==== Recorded data ====
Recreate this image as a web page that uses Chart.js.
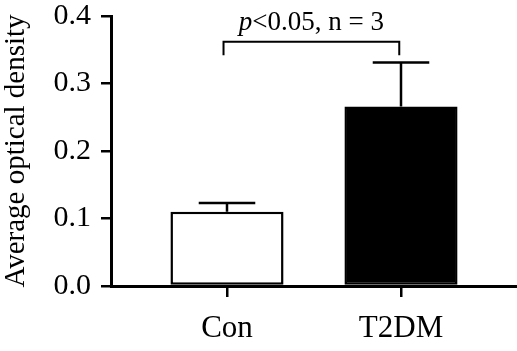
<!DOCTYPE html>
<html>
<head>
<meta charset="utf-8">
<script src="https://cdn.jsdelivr.net/npm/chart.js@4"></script>
<style>
  html, body { margin: 0; padding: 0; background: #fff; }
  #wrap { width: 517px; height: 351px; }
</style>
</head>
<body>
<div id="wrap"><canvas id="chart" width="517" height="351"></canvas></div>
<script>
'use strict';

// ── Data ──────────────────────────────────────────────────────────────────────

const groups    = ['Con', 'T2DM'];
const means     = [0.110, 0.266];
const errors    = [0.013, 0.065];
const barFills  = ['#ffffff', '#000000'];
const yTicks    = [0.0, 0.1, 0.2, 0.3, 0.4];
const sigLabel  = ['p', '<0.05, n = 3'];
const sigLevels = [0.362, 0.342, 0.379]; // bracket top, bracket foot, text baseline

const SERIF = "'Liberation Serif', 'DejaVu Serif', serif";

// ── Plugins ───────────────────────────────────────────────────────────────────

const errorBars = {
  id: 'errorBars',
  afterDatasetsDraw(chart) {
    const { ctx, scales: { y } } = chart;
    const meta = chart.getDatasetMeta(0);
    ctx.save();
    ctx.strokeStyle = '#000';
    ctx.lineWidth = 2.5;
    meta.data.forEach((bar, i) => {
      const top = y.getPixelForValue(means[i] + errors[i]);
      const half = bar.width / 4;
      ctx.beginPath();
      ctx.moveTo(bar.x, bar.y);
      ctx.lineTo(bar.x, top);
      ctx.moveTo(bar.x - half, top);
      ctx.lineTo(bar.x + half, top);
      ctx.stroke();
    });
    ctx.restore();
  },
};

const sigBracket = {
  id: 'sigBracket',
  afterDraw(chart) {
    const { ctx, scales: { x, y } } = chart;
    const x1 = x.getPixelForValue(-0.02);
    const x2 = x.getPixelForValue(0.99);
    const yTop = y.getPixelForValue(sigLevels[0]);
    const yFoot = y.getPixelForValue(sigLevels[1]);
    ctx.save();
    ctx.strokeStyle = '#000';
    ctx.lineWidth = 2;
    ctx.beginPath();
    ctx.moveTo(x1, yFoot);
    ctx.lineTo(x1, yTop);
    ctx.lineTo(x2, yTop);
    ctx.lineTo(x2, yFoot);
    ctx.stroke();

    // "p" italic, rest upright
    const italic = `italic 27px ${SERIF}`;
    const upright = `27px ${SERIF}`;
    ctx.font = italic;
    const w1 = ctx.measureText(sigLabel[0]).width;
    ctx.font = upright;
    const w2 = ctx.measureText(sigLabel[1]).width;
    const cx = (x1 + x2) / 2;
    const start = cx - (w1 + w2) / 2;
    const base = y.getPixelForValue(sigLevels[2]);
    ctx.fillStyle = '#000';
    ctx.textBaseline = 'alphabetic';
    ctx.textAlign = 'left';
    ctx.font = italic;
    ctx.fillText(sigLabel[0], start, base);
    ctx.font = upright;
    ctx.fillText(sigLabel[1], start + w1, base);
    ctx.restore();
  },
};

// ── Chart ─────────────────────────────────────────────────────────────────────

new Chart(document.getElementById('chart'), {
  type: 'bar',
  data: {
    datasets: [{
      data: groups.map((g, i) => ({ x: i, y: means[i] })),
      backgroundColor: barFills,
      borderColor: '#000',
      borderWidth: 2.5,
      borderSkipped: false,
      barPercentage: 0.65,
      categoryPercentage: 1,
    }],
  },
  options: {
    responsive: false,
    animation: false,
    layout: { padding: 0 },
    plugins: { legend: { display: false }, tooltip: { enabled: false } },
    scales: {
      x: {
        type: 'linear',
        offset: false,
        min: -2 / 3,
        max: 5 / 3,
        afterBuildTicks: axis => { axis.ticks = groups.map((g, i) => ({ value: i })); },
        afterFit: axis => { axis.height = 65; },
        grid: { display: true, offset: false, drawOnChartArea: false, drawTicks: true, tickLength: 11, color: '#000', lineWidth: 2.5 },
        border: { display: true, color: '#000', width: 3 },
        ticks: {
          color: '#000',
          padding: 16,
          maxRotation: 0,
          autoSkip: false,
          font: { family: SERIF, size: 31, lineHeight: 1 },
          callback: v => groups[v] ?? '',
        },
      },
      y: {
        min: 0,
        max: 0.4,
        afterBuildTicks: axis => { axis.ticks = yTicks.map(v => ({ value: v })); },
        afterFit: axis => {
          axis.width = 111;
          axis.paddingTop = 16;
          axis.paddingBottom = 0;
        },
        grid: { display: true, drawOnChartArea: false, drawTicks: true, tickLength: 10, color: '#000', lineWidth: 2.5 },
        border: { display: true, color: '#000', width: 3 },
        ticks: {
          color: '#000',
          padding: 10,
          font: { family: SERIF, size: 30, lineHeight: 1 },
          callback: v => v.toFixed(1),
        },
        title: {
          display: true,
          text: 'Average optical density',
          color: '#000',
          padding: 0,
          font: { family: SERIF, size: 29, lineHeight: 1.1 },
        },
      },
    },
  },
  plugins: [errorBars, sigBracket],
});
</script>
</body>
</html>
====
- _Instructions to follow_
Leave out the pictures and output the rest of the material exactly as written.

- _Output below_
Recreate this image as a web page that uses Chart.js.
<!DOCTYPE html>
<html>
<head>
<meta charset="utf-8">
<script src="https://cdn.jsdelivr.net/npm/chart.js@4"></script>
<style>
  html, body { margin: 0; padding: 0; background: #fff; }
  #wrap { width: 517px; height: 351px; }
</style>
</head>
<body>
<div id="wrap"><canvas id="chart" width="517" height="351"></canvas></div>
<script>
'use strict';

// ── Data ──────────────────────────────────────────────────────────────────────

const groups    = ['Con', 'T2DM'];
const means     = [0.110, 0.266];
const errors    = [0.013, 0.065];
const barFills  = ['#ffffff', '#000000'];
const yTicks    = [0.0, 0.1, 0.2, 0.3, 0.4];
const sigLabel  = ['p', '<0.05, n = 3'];
const sigLevels = [0.362, 0.342, 0.379]; // bracket top, bracket foot, text baseline

const SERIF = "'Liberation Serif', 'DejaVu Serif', serif";

// ── Plugins ───────────────────────────────────────────────────────────────────

const errorBars = {
  id: 'errorBars',
  afterDatasetsDraw(chart) {
    const { ctx, scales: { y } } = chart;
    const meta = chart.getDatasetMeta(0);
    ctx.save();
    ctx.strokeStyle = '#000';
    ctx.lineWidth = 2.5;
    meta.data.forEach((bar, i) => {
      const top = y.getPixelForValue(means[i] + errors[i]);
      const half = bar.width / 4;
      ctx.beginPath();
      ctx.moveTo(bar.x, bar.y);
      ctx.lineTo(bar.x, top);
      ctx.moveTo(bar.x - half, top);
      ctx.lineTo(bar.x + half, top);
      ctx.stroke();
    });
    ctx.restore();
  },
};

const sigBracket = {
  id: 'sigBracket',
  afterDraw(chart) {
    const { ctx, scales: { x, y } } = chart;
    const x1 = x.getPixelForValue(-0.02);
    const x2 = x.getPixelForValue(0.99);
    const yTop = y.getPixelForValue(sigLevels[0]);
    const yFoot = y.getPixelForValue(sigLevels[1]);
    ctx.save();
    ctx.strokeStyle = '#000';
    ctx.lineWidth = 2;
    ctx.beginPath();
    ctx.moveTo(x1, yFoot);
    ctx.lineTo(x1, yTop);
    ctx.lineTo(x2, yTop);
    ctx.lineTo(x2, yFoot);
    ctx.stroke();

    // "p" italic, rest upright
    const italic = `italic 27px ${SERIF}`;
    const upright = `27px ${SERIF}`;
    ctx.font = italic;
    const w1 = ctx.measureText(sigLabel[0]).width;
    ctx.font = upright;
    const w2 = ctx.measureText(sigLabel[1]).width;
    const cx = (x1 + x2) / 2;
    const start = cx - (w1 + w2) / 2;
    const base = y.getPixelForValue(sigLevels[2]);
    ctx.fillStyle = '#000';
    ctx.textBaseline = 'alphabetic';
    ctx.textAlign = 'left';
    ctx.font = italic;
    ctx.fillText(sigLabel[0], start, base);
    ctx.font = upright;
    ctx.fillText(sigLabel[1], start + w1, base);
    ctx.restore();
  },
};

// ── Chart ─────────────────────────────────────────────────────────────────────

new Chart(document.getElementById('chart'), {
  type: 'bar',
  data: {
    datasets: [{
      data: groups.map((g, i) => ({ x: i, y: means[i] })),
      backgroundColor: barFills,
      borderColor: '#000',
      borderWidth: 2.5,
      borderSkipped: false,
      barPercentage: 0.65,
      categoryPercentage: 1,
    }],
  },
  options: {
    responsive: false,
    animation: false,
    layout: { padding: 0 },
    plugins: { legend: { display: false }, tooltip: { enabled: false } },
    scales: {
      x: {
        type: 'linear',
        offset: false,
        min: -2 / 3,
        max: 5 / 3,
        afterBuildTicks: axis => { axis.ticks = groups.map((g, i) => ({ value: i })); },
        afterFit: axis => { axis.height = 65; },
        grid: { display: true, offset: false, drawOnChartArea: false, drawTicks: true, tickLength: 11, color: '#000', lineWidth: 2.5 },
        border: { display: true, color: '#000', width: 3 },
        ticks: {
          color: '#000',
          padding: 16,
          maxRotation: 0,
          autoSkip: false,
          font: { family: SERIF, size: 31, lineHeight: 1 },
          callback: v => groups[v] ?? '',
        },
      },
      y: {
        min: 0,
        max: 0.4,
        afterBuildTicks: axis => { axis.ticks = yTicks.map(v => ({ value: v })); },
        afterFit: axis => {
          axis.width = 111;
          axis.paddingTop = 16;
          axis.paddingBottom = 0;
        },
        grid: { display: true, drawOnChartArea: false, drawTicks: true, tickLength: 10, color: '#000', lineWidth: 2.5 },
        border: { display: true, color: '#000', width: 3 },
        ticks: {
          color: '#000',
          padding: 10,
          font: { family: SERIF, size: 30, lineHeight: 1 },
          callback: v => v.toFixed(1),
        },
        title: {
          display: true,
          text: 'Average optical density',
          color: '#000',
          padding: 0,
          font: { family: SERIF, size: 29, lineHeight: 1.1 },
        },
      },
    },
  },
  plugins: [errorBars, sigBracket],
});
</script>
</body>
</html>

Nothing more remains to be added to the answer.